Tom's Kansas City volleyball travel journal

My daughter, Darlene, plays on a club volleyball team at Cornell, where she's a graduate student. (She was going to play varsity softball for the Big Red, but the Ivy League, in a rare display of snootiness, decided that even though the NCAA says it's OK, they wouldn't allow graduate students at member institutions to participate in NCAA intercollegiate athletics.) So she found another outlet for her competitive nature.

The national club volleyball championships, for both men and women, were being held in Kansas City last week, so I went to watch her play. It's an incredible spectacle, with hundreds of teams competing in different divisions, and the volleyball is quite good. (The UA men's team dominated the event for much of the past decade, winning several national championships.)

The first thing you notice when you fly into Kansas City is that you're not in Kansas City. You're not in any city. It's as if Tucson decided to build this monster new international airport, and they put it on the butt side of Benson. The Missouri River separates Kansas City, Missouri, from Kansas City, Kansas. Apparently, there is so much animosity between the two cities that when the airport was built, they decided to put it in Nebraska.

I get to the rental car place and the guy says, "For four dollars more a day than what you ordered on the phone, you can have an SUV."

I said, "What do I look like, Chili Palmer in Get Shorty? SUV drivers are (jerks). If people are going to think I'm an (jerk), I want to earn it, not have it be by association." I could just see the guy thinking, "I wonder if I could still get that job with my uncle in his sewer-cleaning business."

All of the airport car rental outlets are on Mexico City Road. In Missouri. We don't even have a Mexico City Road here in Tucson, although I get the feeling that we someday might.
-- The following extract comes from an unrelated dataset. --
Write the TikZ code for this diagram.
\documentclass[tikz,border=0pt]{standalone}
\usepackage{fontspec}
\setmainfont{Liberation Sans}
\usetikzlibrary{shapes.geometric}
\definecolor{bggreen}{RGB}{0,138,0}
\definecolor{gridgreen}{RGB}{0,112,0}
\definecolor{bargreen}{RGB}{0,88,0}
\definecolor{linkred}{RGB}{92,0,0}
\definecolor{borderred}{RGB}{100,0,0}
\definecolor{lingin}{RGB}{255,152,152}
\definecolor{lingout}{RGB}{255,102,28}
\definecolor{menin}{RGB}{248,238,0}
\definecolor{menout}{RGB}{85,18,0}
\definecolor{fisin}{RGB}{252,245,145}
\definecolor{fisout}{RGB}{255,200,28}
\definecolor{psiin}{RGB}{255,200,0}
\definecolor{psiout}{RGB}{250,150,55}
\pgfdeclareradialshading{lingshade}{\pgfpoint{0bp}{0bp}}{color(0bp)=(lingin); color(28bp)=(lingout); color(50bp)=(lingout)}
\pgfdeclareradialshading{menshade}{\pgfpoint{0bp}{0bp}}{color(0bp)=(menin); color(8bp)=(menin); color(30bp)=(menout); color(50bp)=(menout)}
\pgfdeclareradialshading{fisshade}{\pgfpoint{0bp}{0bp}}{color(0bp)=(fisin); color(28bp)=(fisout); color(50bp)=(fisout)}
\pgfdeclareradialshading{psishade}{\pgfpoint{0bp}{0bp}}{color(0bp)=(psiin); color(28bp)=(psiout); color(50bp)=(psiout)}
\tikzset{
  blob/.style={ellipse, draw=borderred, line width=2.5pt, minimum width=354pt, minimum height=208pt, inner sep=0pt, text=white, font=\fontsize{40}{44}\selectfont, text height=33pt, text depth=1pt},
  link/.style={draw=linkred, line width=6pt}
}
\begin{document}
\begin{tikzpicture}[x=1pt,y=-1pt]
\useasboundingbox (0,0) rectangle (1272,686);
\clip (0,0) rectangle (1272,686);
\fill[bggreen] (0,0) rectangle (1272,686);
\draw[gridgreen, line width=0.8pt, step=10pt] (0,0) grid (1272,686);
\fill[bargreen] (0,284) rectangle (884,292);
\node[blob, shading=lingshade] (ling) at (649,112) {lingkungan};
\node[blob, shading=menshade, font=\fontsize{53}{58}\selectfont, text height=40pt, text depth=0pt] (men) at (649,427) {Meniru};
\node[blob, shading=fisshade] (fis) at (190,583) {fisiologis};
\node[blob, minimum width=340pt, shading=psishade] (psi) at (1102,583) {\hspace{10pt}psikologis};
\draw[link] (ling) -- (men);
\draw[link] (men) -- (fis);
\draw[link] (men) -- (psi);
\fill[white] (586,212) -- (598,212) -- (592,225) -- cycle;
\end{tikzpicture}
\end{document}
There were three Spanish-language radio stations on the dial, and I saw a low-rider car with four shaved-headed vatos in it cruising by the Thomas Hart Benton House. It was kinda sad.
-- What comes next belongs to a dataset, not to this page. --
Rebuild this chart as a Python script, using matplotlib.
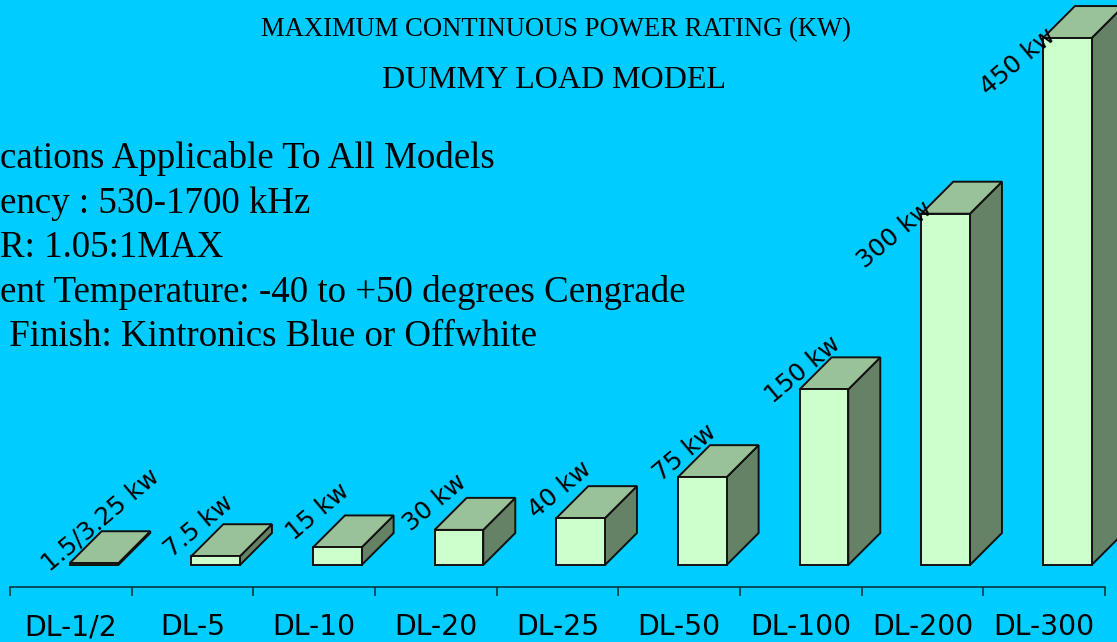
import matplotlib
matplotlib.use("Agg")
import matplotlib.pyplot as plt
from matplotlib.patches import Polygon
from matplotlib.transforms import blended_transform_factory

# ---- data ----
categories = ["DL-1/2", "DL-5", "DL-10", "DL-20", "DL-25", "DL-50", "DL-100", "DL-200", "DL-300"]
power_kw = [1.5, 7.5, 15, 30, 40, 75, 150, 300, 450]
value_labels = ["1.5/3.25 kw", "7.5 kw", "15 kw", "30 kw", "40 kw", "75 kw", "150 kw", "300 kw", "450 kw"]
title_1 = "MAXIMUM CONTINUOUS POWER RATING (KW)"
title_2 = "DUMMY LOAD MODEL"
spec_lines = [
    "cations Applicable To All Models",
    "ency : 530-1700 kHz",
    "R: 1.05:1MAX",
    "ent Temperature: -40 to +50 degrees Cengrade",
    " Finish: Kintronics Blue or Offwhite",
]

# ---- style ----
W, H, DPI = 1117, 642, 100
BG = "#00CCFF"
FRONT = "#CCFFCC"
TOP = "#99C299"
SIDE = "#668266"
EDGE = "#111111"

fig = plt.figure(figsize=(W / DPI, H / DPI), dpi=DPI, facecolor=BG)
ax_left, ax_right = 10, 1105
ax_base = 565  # px from top
px_per_kw = 1.171
ax_h = ax_base
ax = fig.add_axes([ax_left / W, (H - ax_base) / H, (ax_right - ax_left) / W, ax_h / H])
ax.set_facecolor("none")
ax.set_xlim(0, len(categories))
ax.set_ylim(0, ax_h / px_per_kw)

depth_px = 32
dx = depth_px * len(categories) / (ax_right - ax_left)
dy = depth_px / px_per_kw
f_off, f_w = 0.49, 0.40

for i, v in enumerate(power_kw):
    x0 = i + f_off
    x1 = x0 + f_w
    front = Polygon([(x0, 0), (x1, 0), (x1, v), (x0, v)], closed=True,
                    facecolor=FRONT, edgecolor=EDGE, lw=1.4, clip_on=False, zorder=3)
    top = Polygon([(x0, v), (x1, v), (x1 + dx, v + dy), (x0 + dx, v + dy)], closed=True,
                  facecolor=TOP, edgecolor=EDGE, lw=1.4, clip_on=False, zorder=3)
    side = Polygon([(x1, 0), (x1 + dx, dy), (x1 + dx, v + dy), (x1, v)], closed=True,
                   facecolor=SIDE, edgecolor=EDGE, lw=1.4, clip_on=False, zorder=3)
    for p in (side, top, front):
        ax.add_patch(p)

# value labels (offsets in pixels from the front-top centre of each bar)
label_off = [(7, 43), (-17, 30), (-19, 36), (-24, 27), (-21, 28), (-17, 24), (-21, 20), (-51, -21), (-49, -24)]
for i, (v, lab) in enumerate(zip(power_kw, value_labels)):
    ox, oy = label_off[i]
    ax.annotate(lab, xy=(i + f_off + f_w / 2, v), xytext=(ox, oy), textcoords="offset pixels",
                ha="center", va="center", rotation=40, fontsize=17.8, family="DejaVu Sans",
                color="black", zorder=5, annotation_clip=False)

# axis
for s in ("top", "right", "left"):
    ax.spines[s].set_visible(False)
ax.spines["bottom"].set_position(("outward", 22 * 72 / DPI))
ax.spines["bottom"].set_linewidth(1.1)
ax.spines["bottom"].set_color("#0a2a33")
ax.set_yticks([])
ax.set_xticks(range(len(categories) + 1))
ax.set_xticklabels([])
ax.tick_params(axis="x", direction="out", length=9 * 72 / DPI, width=1.1, color="#0a2a33")

lab_tr = blended_transform_factory(ax.transData, fig.transFigure)
for i, c in enumerate(categories):
    ax.text(i + 0.5, (H - 635) / H, c, transform=lab_tr, ha="center", va="baseline",
            fontsize=20.3, family="DejaVu Sans", color="black")

# titles
fig.text(556 / W, 1 - 30 / H, title_1, ha="center", va="center", fontsize=19.2,
         family="Liberation Serif", color="black")
fig.text(553.5 / W, 1 - 80 / H, title_2, ha="center", va="center", fontsize=23,
         family="Liberation Serif", color="black")

for k, line in enumerate(spec_lines):
    fig.text(0, 1 - (159 + 44.5 * k) / H, line, ha="left", va="center", fontsize=26.6,
             family="Liberation Serif", color="black")

fig.savefig("out.png", dpi=DPI, facecolor=BG)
(I'm hoping for a nomination in Best Ethnic Reporting in next year's Arizona Press Club Awards.)

Kansas City is actually pretty cool. It has a nice historic feel to it, a mixture of a proud, rough-and-tumble past and an exciting, high-tech future. It also has Gates & Sons Barbecue, where they have a Burnt Ends BBQ sandwich that will allow you to see God without having to go through all that death and resurrection business.

Darlene had gone online to get me a hotel room. All of the rooms downtown were taken by the volleyball players, and she didn't think I would want to stay out by the airport, so she tried to get one that was as close to downtown as possible.

She didn't get me a hotel; she got me a ghettotel. The only thing missing was the chalk outline on the floor. At least there weren't any cockroaches; apparently, the rats ate 'em all. I actually like to exercise every day, and most hotels have exercise rooms. This one didn't. They probably figured that you'd get enough of a workout running zigzag back and forth to your car.

This place was so bad, the TV only got three stations, and one of them was Al-Jazeera.

A few blocks from my Rodekill Inn was the Marcus Allen Ford dealership. He once played for the Kansas City Chiefs, and according to O.J. Simpson, he used to have sex with O.J.'s wife. This was before O.J. killed her. At least I hope so.

Some volleyballers try to portray themselves as debauched; I'm not really sure why. They have custom T-shirts made with heavy emphasis on words like "pound," "deep" and "hard." You know, stuff that a 12-year-old boy would find amusing but everybody else would find boring.

For some reason, the UA women's team had three different shirts made, and all three were determined to be so dirty that they were told not to wear them in public. I would tell you what was on them, but there might be sailors or convicts among my readers who would be embarrassed by the language.

Darlene's team reached the Gold Bracket and eventually finished ninth in the country (out of 60 teams). Somebody told me that it was the highest finish ever for an Ivy League team. The UA women, apparently held down by the smut on their shirts, fell to the Bronze (bottom) Bracket and didn't do well there.

The UA men's "A" team was upset in the quarterfinals and failed to regain the national crown it last won in 2002. The Wildcat men's "B" team, led by local kids Ricky Culler, Anthony Ingraham, and Sean Chan (son of longtime prep volleyball coach Daniel Chan), won the national championship in their division.

One final note: As I sat in the Kansas City airport at 5 a.m., having been forced to awaken three freakin' hours before my flight was scheduled to take off and to retie my shoes, I had but one thought: I really hate al-Qaida.